Embedding is an abstract base class that lays the groundwork for different embedding objects in the Automata codebase. This class manages the embedding vector and provides methods to convert the instance to a string, and vice versa.

The Embedding class is typically used as a base class that specific types of embeddings inherit from. An embedding takes an input object and transforms it into a vector form that can be easily manipulated by machine learning models. The class holds a key, an input object, and its corresponding vector representation.

Example

As an abstract base class, Embedding is not directly instantiated in most cases. Instead, it is extended by other classes, which implement the specific type of embedding. Here is an example of a hypothetical class ExampleEmbedding that extends Embedding:

class ExampleEmbedding(Embedding):
    def __init__(self, key: Any, input_object: str, vector: np.ndarray):
        super().__init__(key, input_object, vector)

    def __str__(self):
        description = f'Example Embedding for the object {self.input_object} with key {self.key}'
        return description

Limitations

As an abstract base class, Embedding doesn’t provide any implementations. The __str__ method is expected to be overridden in child classes since it’s decorated with @abc.abstractmethod.
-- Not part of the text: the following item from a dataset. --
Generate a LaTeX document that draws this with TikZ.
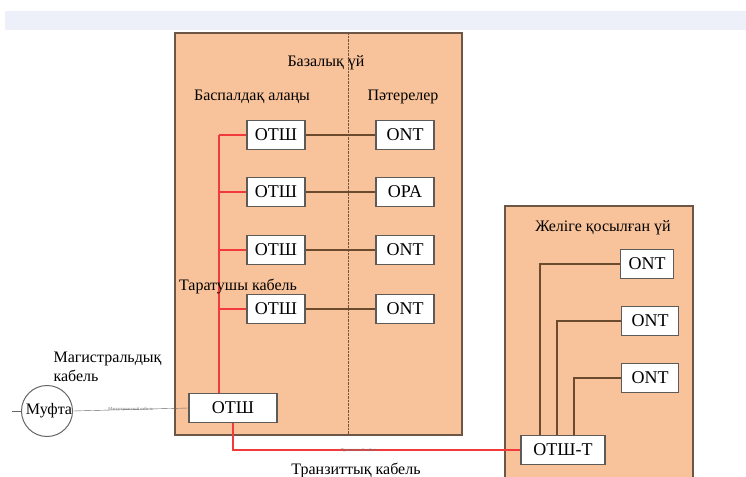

It’s also assumed the embedding vector will be of the type numpy.ndarray, though this isn’t enforced in the Embedding class itself.

Follow-up Questions

  • What are the requirements for the key and input_object during the initialization of the Embedding object?

  • What practical implementations are used in the Automata codebase, and what are specific use-cases?

  • What error handling is used if the vector object passed during initialization is not a numpy.ndarray?

  • Are there size or dimension requirements for the array, or can it be of any shape?